Suspicion of poisoning has been rather common in Nigeria’s story, and Shehu Musa, Yar’Adua’s elder brother, was believed to have been killed by poisoning in jail as also it is believed late president elect MKO Abiola was.
Yar’Adua’s wife, Turai is also reported to have believed her husband was poisoned, and this was done to speed up his death. [Fresh Facts, May 2010: “They Killed Yar’Adua”].
When the Goodluck Jonathan administration took over, during a valedictory session in Yar’Adua’s honour, a motion to investigate the conditions of Yar’Adua’s death was raised by senators who alleged that the circumstances leading to the death of Yar’Adua were suspicious, but this motion to probe did not pass the floor and so this possibility was never investigated.
With the death of Yar’Adua, his deputy, Goodluck Ebele Jonathan took over the presidency and things pretty much went back to how they were in the Obasanjo years… or actually worse. Boko Haram recouped and resumed in full swing, MEND and MEND related terrorists including a revised form as oil bunkerers, high sea pirates and pro-presidency thugs, got reactivated to hold the nation to ransom, with terror reigning supreme from north to south; and fraudulent, non-people beneficial cabal-privatization (cabalization) and corruption were the order of the day. Unlike the Obasanjo administration, recognized for utilizing the EFCC at least for witch hunting the corrupt in bad taste with the president, the EFCC was practically retired to petty cases and authority grand robbery with impunity reigned.

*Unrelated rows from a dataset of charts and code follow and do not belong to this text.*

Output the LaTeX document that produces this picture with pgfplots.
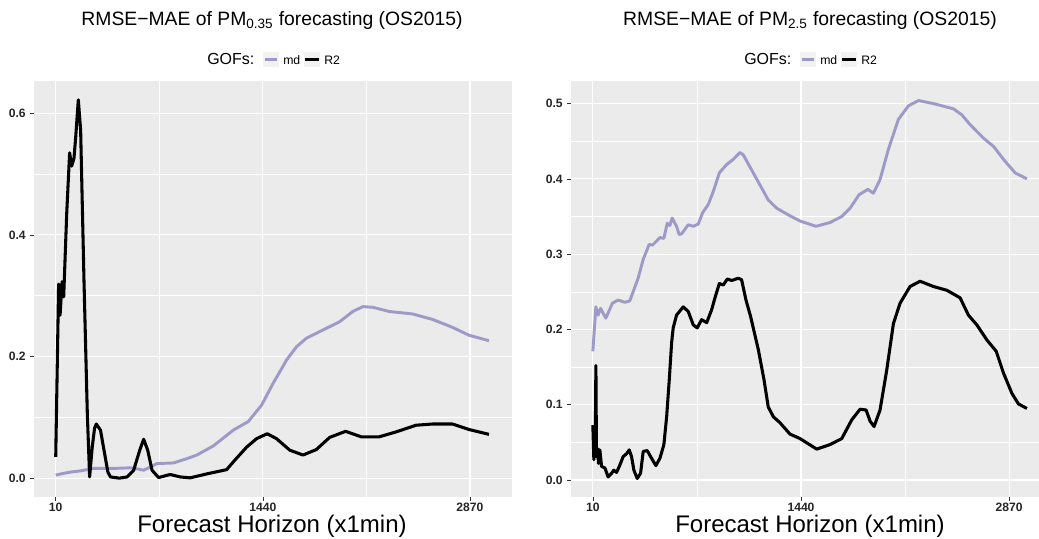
\documentclass[border=0pt]{standalone}
\usepackage{pgfplots}
\pgfplotsset{compat=1.18}
\usepackage{fontspec}
\setmainfont{Liberation Sans}

\definecolor{ggbg}{HTML}{EBEBEB}
\definecolor{ggkey}{HTML}{F2F2F2}
\definecolor{mdcol}{HTML}{9E9AC8}

\pgfplotsset{
  ggpanel/.style={
    scale only axis,
    height=312pt,
    axis background/.style={fill=ggbg},
    axis line style={draw=none},
    grid=both,
    major grid style={white, line width=0.85pt},
    minor grid style={white, line width=0.42pt},
    tick align=outside,
    xtick pos=lower,
    ytick pos=left,
    major tick length=2.7pt,
    minor tick length=0pt,
    tick style={black!80, line width=0.5pt},
    xtick={10,1440,2870},
    minor xtick={725,2155},
    xmin=-140,
    /pgf/number format/assume math mode=true,
    ticklabel style={font=\fontsize{9.1pt}{10pt}\selectfont\bfseries, text=black!85},
    yticklabel style={/pgf/number format/fixed, /pgf/number format/fixed zerofill, /pgf/number format/precision=1},
    xticklabel style={/pgf/number format/1000 sep={}, inner sep=1.5pt},
    clip=true,
  },
  md/.style={mdcol, line width=2.2pt, line join=round},
  r2/.style={black, line width=2.3pt, line join=round},
}

\begin{document}
\begin{tikzpicture}
\path[use as bounding box] (0,0) rectangle (779.25pt,-404.25pt);

% left panel
\begin{axis}[ggpanel, at={(25.5pt,-372.75pt)}, anchor=south west,
  width=358.5pt, xmax=3160, ymin=-0.031, ymax=0.653,
  ytick={0,0.2,0.4,0.6}, minor ytick={0.1,0.3,0.5}]
\addplot[md] coordinates {(10,0.005)(67,0.008)(113,0.010)(182,0.012)(273,0.016)(411,0.016)(526,0.017)(580,0.015)(617,0.013)(660,0.018)(709,0.024)(823,0.025)(915,0.032)(984,0.038)(1098,0.053)(1236,0.079)(1339,0.093)(1431,0.120)(1511,0.156)(1603,0.194)(1672,0.216)(1740,0.230)(1832,0.241)(1969,0.257)(2061,0.274)(2130,0.282)(2198,0.281)(2313,0.274)(2473,0.270)(2611,0.261)(2749,0.248)(2863,0.235)(3001,0.226)};
\addplot[r2] coordinates {(10,0.035)(30,0.319)(40,0.268)(54,0.323)(65,0.298)(86,0.436)(106,0.535)(120,0.513)(136,0.526)(148,0.561)(166,0.622)(182,0.572)(205,0.326)(228,0.107)(244,0.002)(262,0.051)(278,0.082)(290,0.089)(319,0.079)(347,0.041)(370,0.010)(388,0.002)(450,0.0)(503,0.002)(548,0.013)(590,0.046)(617,0.064)(645,0.046)(675,0.013)(720,0.001)(800,0.006)(869,0.002)(938,0.0005)(1053,0.007)(1190,0.014)(1248,0.030)(1328,0.051)(1397,0.065)(1470,0.073)(1534,0.065)(1626,0.046)(1717,0.038)(1809,0.047)(1901,0.067)(2011,0.077)(2119,0.068)(2244,0.068)(2359,0.076)(2497,0.087)(2611,0.089)(2749,0.089)(2863,0.080)(3001,0.072)};
\end{axis}

% right panel
\begin{axis}[ggpanel, at={(428.25pt,-372.75pt)}, anchor=south west,
  width=351pt, xmax=3075, ymin=-0.0226, ymax=0.530,
  ytick={0,0.1,0.2,0.3,0.4,0.5}, minor ytick={0.05,0.15,0.25,0.35,0.45}]
\addplot[md] coordinates {(10,0.171)(31,0.230)(46,0.219)(63,0.228)(99,0.215)(145,0.235)(184,0.239)(230,0.236)(264,0.238)(321,0.268)(356,0.293)(397,0.313)(420,0.312)(471,0.322)(498,0.321)(521,0.341)(539,0.338)(555,0.348)(585,0.337)(603,0.326)(620,0.327)(665,0.339)(700,0.337)(734,0.340)(764,0.355)(803,0.366)(837,0.383)(879,0.408)(929,0.419)(975,0.426)(1021,0.435)(1043,0.432)(1112,0.408)(1215,0.372)(1273,0.361)(1364,0.351)(1433,0.344)(1543,0.337)(1639,0.342)(1720,0.350)(1777,0.361)(1839,0.379)(1899,0.386)(1937,0.381)(1983,0.399)(2040,0.439)(2109,0.479)(2178,0.497)(2247,0.504)(2350,0.500)(2488,0.493)(2545,0.485)(2602,0.472)(2694,0.454)(2763,0.443)(2831,0.426)(2911,0.408)(2992,0.400)};
\addplot[r2] coordinates {(10,0.073)(17,0.027)(22,0.071)(26,0.031)(31,0.152)(35,0.031)(42,0.042)(49,0.022)(58,0.040)(70,0.018)(93,0.016)(115,0.004)(139,0.009)(154,0.013)(173,0.010)(196,0.020)(218,0.031)(242,0.035)(260,0.040)(276,0.031)(292,0.013)(315,0.002)(338,0.009)(356,0.038)(384,0.039)(407,0.031)(443,0.019)(471,0.029)(498,0.047)(517,0.084)(535,0.133)(551,0.182)(562,0.202)(585,0.219)(631,0.230)(665,0.224)(700,0.206)(727,0.202)(757,0.213)(792,0.209)(826,0.226)(849,0.242)(879,0.261)(906,0.259)(934,0.267)(964,0.265)(1009,0.268)(1032,0.266)(1062,0.239)(1094,0.217)(1147,0.173)(1186,0.133)(1215,0.097)(1250,0.084)(1296,0.076)(1364,0.061)(1433,0.055)(1548,0.041)(1639,0.047)(1720,0.055)(1789,0.080)(1846,0.094)(1887,0.093)(1915,0.078)(1942,0.071)(1983,0.093)(2029,0.146)(2075,0.208)(2121,0.235)(2189,0.257)(2258,0.264)(2350,0.257)(2442,0.252)(2533,0.242)(2590,0.219)(2648,0.206)(2717,0.186)(2781,0.171)(2831,0.142)(2889,0.115)(2934,0.101)(2992,0.095)};
\end{axis}

% titles
\node[anchor=base, font=\fontsize{14.5pt}{16pt}\selectfont] at (204pt,-19.5pt) {RMSE−MAE of PM\textsubscript{0.35} forecasting (OS2015)};
\node[anchor=base, font=\fontsize{14.5pt}{16pt}\selectfont] at (607.5pt,-19.5pt) {RMSE−MAE of PM\textsubscript{2.5} forecasting (OS2015)};

% legends
\foreach \dx in {0pt,402.75pt} {
  \begin{scope}[xshift=\dx]
    \node[anchor=base west, inner sep=0pt, font=\fontsize{12pt}{13pt}\selectfont] at (155.25pt,-48pt) {GOFs:};
    \fill[ggkey] (197.25pt,-38.8pt) rectangle (209.25pt,-50.5pt);
    \draw[mdcol, line width=2.2pt] (198.4pt,-44.6pt) -- (208.1pt,-44.6pt);
    \node[anchor=base west, inner sep=0pt, font=\fontsize{9.2pt}{10pt}\selectfont] at (212.25pt,-48pt) {md};
    \fill[ggkey] (228pt,-38.8pt) rectangle (240pt,-50.5pt);
    \draw[black, line width=2.3pt] (229.1pt,-44.6pt) -- (238.9pt,-44.6pt);
    \node[anchor=base west, inner sep=0pt, font=\fontsize{9.2pt}{10pt}\selectfont] at (243pt,-48pt) {R2};
  \end{scope}
}

% x labels
\node[anchor=base, font=\fontsize{18pt}{20pt}\selectfont] at (204pt,-399pt) {Forecast Horizon (x1min)};
\node[anchor=base, font=\fontsize{18pt}{20pt}\selectfont] at (607.5pt,-399pt) {Forecast Horizon (x1min)};
\end{tikzpicture}
\end{document}
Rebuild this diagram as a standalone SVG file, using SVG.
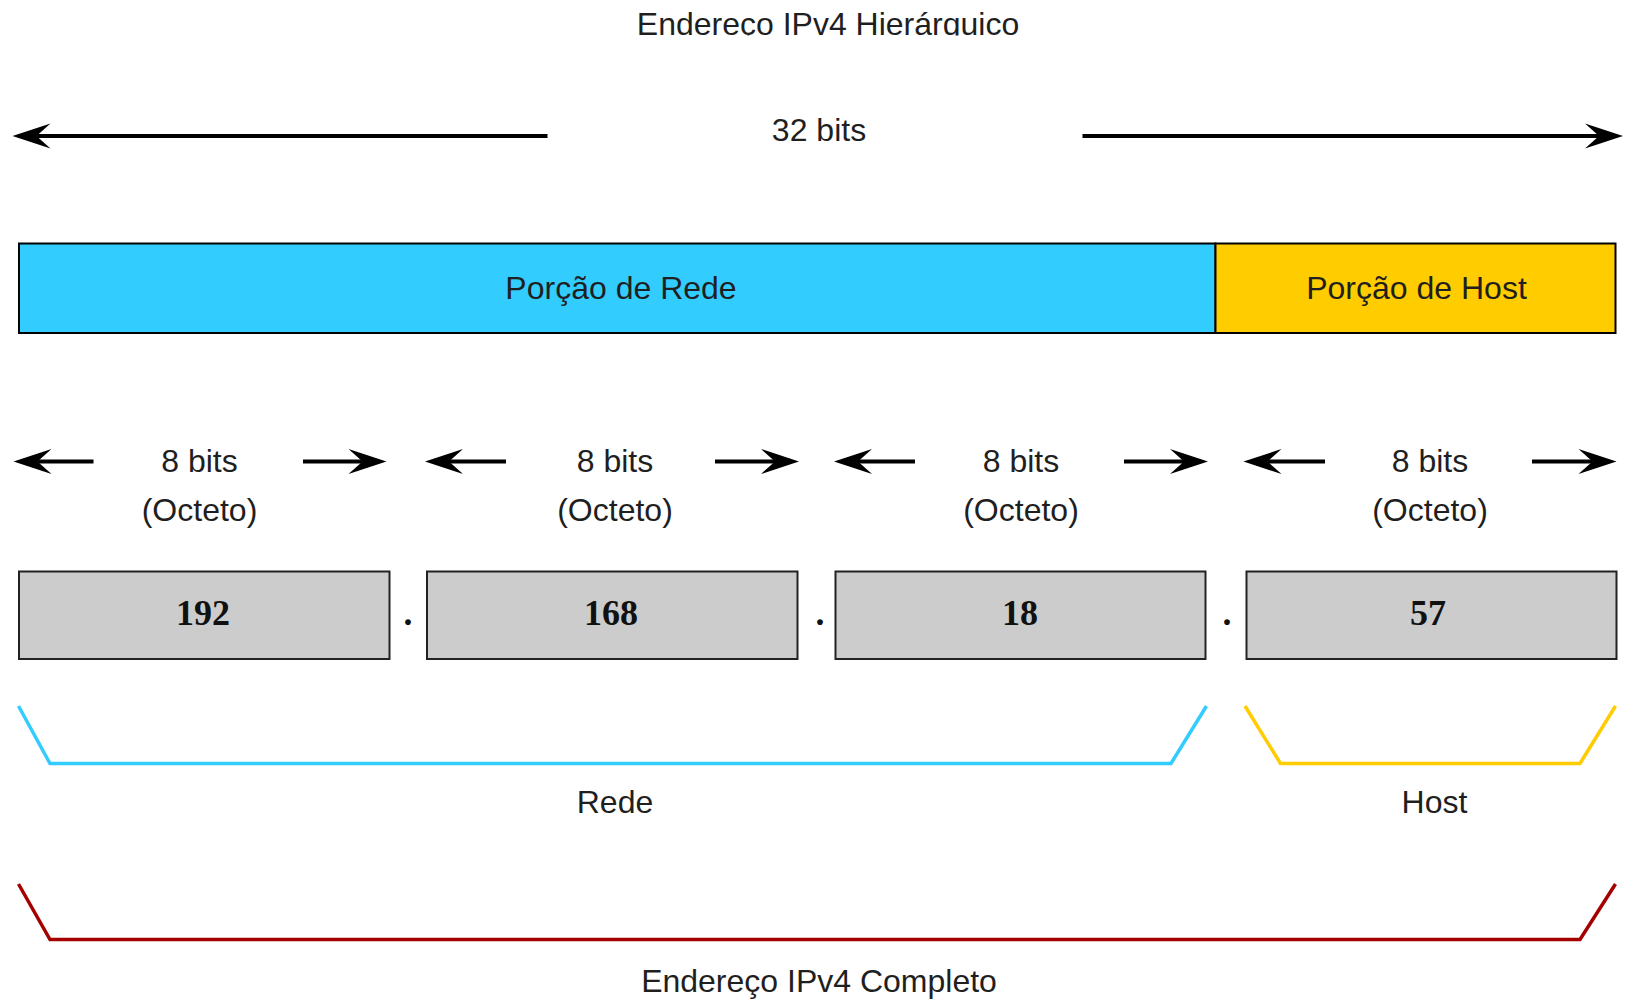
<svg xmlns="http://www.w3.org/2000/svg" width="1629" height="999" viewBox="0 0 1629 999">
<style>
text{font-family:"Liberation Sans",Arial,sans-serif;font-size:32px;fill:#1f1f1f;text-anchor:middle}
.num{font-family:"Liberation Serif","Times New Roman",serif;font-weight:bold;font-size:36px;fill:#111}
.arr{stroke:#000;stroke-width:4;fill:none;marker-end:url(#ah)}
.oct{fill:#cccccc;stroke:#222;stroke-width:2}
.br{fill:none;stroke-width:3.5;stroke-linejoin:miter}
</style>
<defs>
<marker id="ah" markerUnits="userSpaceOnUse" markerWidth="44" markerHeight="30" viewBox="0 0 44 30" refX="16" refY="15" orient="auto">
<path d="M40,15 L2,2.5 L16,15 L2,27.5 Z" fill="#000"/>
</marker>
<clipPath id="tclip"><rect x="0" y="0" width="1629" height="35.5"/></clipPath>
</defs>
<rect width="1629" height="999" fill="#fff"/>
<g id="title"><text x="828" y="35" clip-path="url(#tclip)">Endereço IPv4 Hierárquico</text></g>
<g id="bits32"><text x="819" y="141">32 bits</text></g>
<g id="rede-portion"><rect x="19" y="243.5" width="1196.5" height="89.5" fill="#33ccff" stroke="#000" stroke-width="2"/><text x="621" y="299">Porção de Rede</text></g>
<g id="host-portion"><rect x="1215.5" y="243.5" width="400" height="89.5" fill="#ffcc00" stroke="#000" stroke-width="2"/><text x="1416.5" y="299">Porção de Host</text></g>
<g id="octet-labels">
<text x="199.5" y="472">8 bits</text><text x="199.5" y="520.5">(Octeto)</text>
<text x="615" y="472">8 bits</text><text x="615" y="520.5">(Octeto)</text>
<text x="1021" y="472">8 bits</text><text x="1021" y="520.5">(Octeto)</text>
<text x="1430" y="472">8 bits</text><text x="1430" y="520.5">(Octeto)</text>
</g>
<g id="octet1"><rect class="oct" x="19" y="571.5" width="370.5" height="87.5"/><text class="num" x="203" y="625">192</text></g>
<g id="octet2"><rect class="oct" x="427" y="571.5" width="370.5" height="87.5"/><text class="num" x="611" y="625">168</text></g>
<g id="octet3"><rect class="oct" x="835.5" y="571.5" width="370" height="87.5"/><text class="num" x="1020" y="625">18</text></g>
<g id="octet4"><rect class="oct" x="1246.5" y="571.5" width="370" height="87.5"/><text class="num" x="1428" y="625">57</text></g>
<g id="dots">
<text class="num" x="408" y="625">.</text>
<text class="num" x="820" y="625">.</text>
<text class="num" x="1227" y="625">.</text>
</g>
<g id="connectors">
<line class="arr" x1="547.5" y1="136" x2="36.5" y2="136"/>
<line class="arr" x1="1082.5" y1="136" x2="1599" y2="136"/>
<line class="arr" x1="93.5" y1="461.5" x2="37.5" y2="461.5"/>
<line class="arr" x1="303" y1="461.5" x2="362.5" y2="461.5"/>
<line class="arr" x1="506" y1="461.5" x2="449" y2="461.5"/>
<line class="arr" x1="715" y1="461.5" x2="775" y2="461.5"/>
<line class="arr" x1="915" y1="461.5" x2="858" y2="461.5"/>
<line class="arr" x1="1124" y1="461.5" x2="1184" y2="461.5"/>
<line class="arr" x1="1325" y1="461.5" x2="1267.5" y2="461.5"/>
<line class="arr" x1="1532" y1="461.5" x2="1592.5" y2="461.5"/>
</g>
<g id="bracket-rede"><polyline class="br" stroke="#33ccff" points="18.5,706 50,763.5 1171,763.5 1206.5,706"/><text x="615" y="813">Rede</text></g>
<g id="bracket-host"><polyline class="br" stroke="#ffcc00" points="1245,706 1280.5,763.5 1580,763.5 1615.5,706"/><text x="1434.5" y="813">Host</text></g>
<g id="bracket-full"><polyline class="br" stroke="#a50000" points="18.5,884 50,939.5 1580,939.5 1615.5,884"/><text x="819" y="992">Endereço IPv4 Completo</text></g>
</svg>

I believe one can admit late President Umaru Musa Yar’Adua to the fold of late General Murtala Mohammed and Idiagbon/Buhari, whose regimes were marked by total intolerance to corruption and also marked by their assassinations during rule and after (as happened in the case of late general Tunde Idiagbon who was poisoned in Abuja in early 1999, paving the path for the return of Obasanjo by NSA Gusau and Babangida).
Nigeria’s political parties, APC, PDP and the rest can yet find another Murtala, Idiagbon/Buhari or Yar’Adua to restore sanity, decency and global respect to the nation.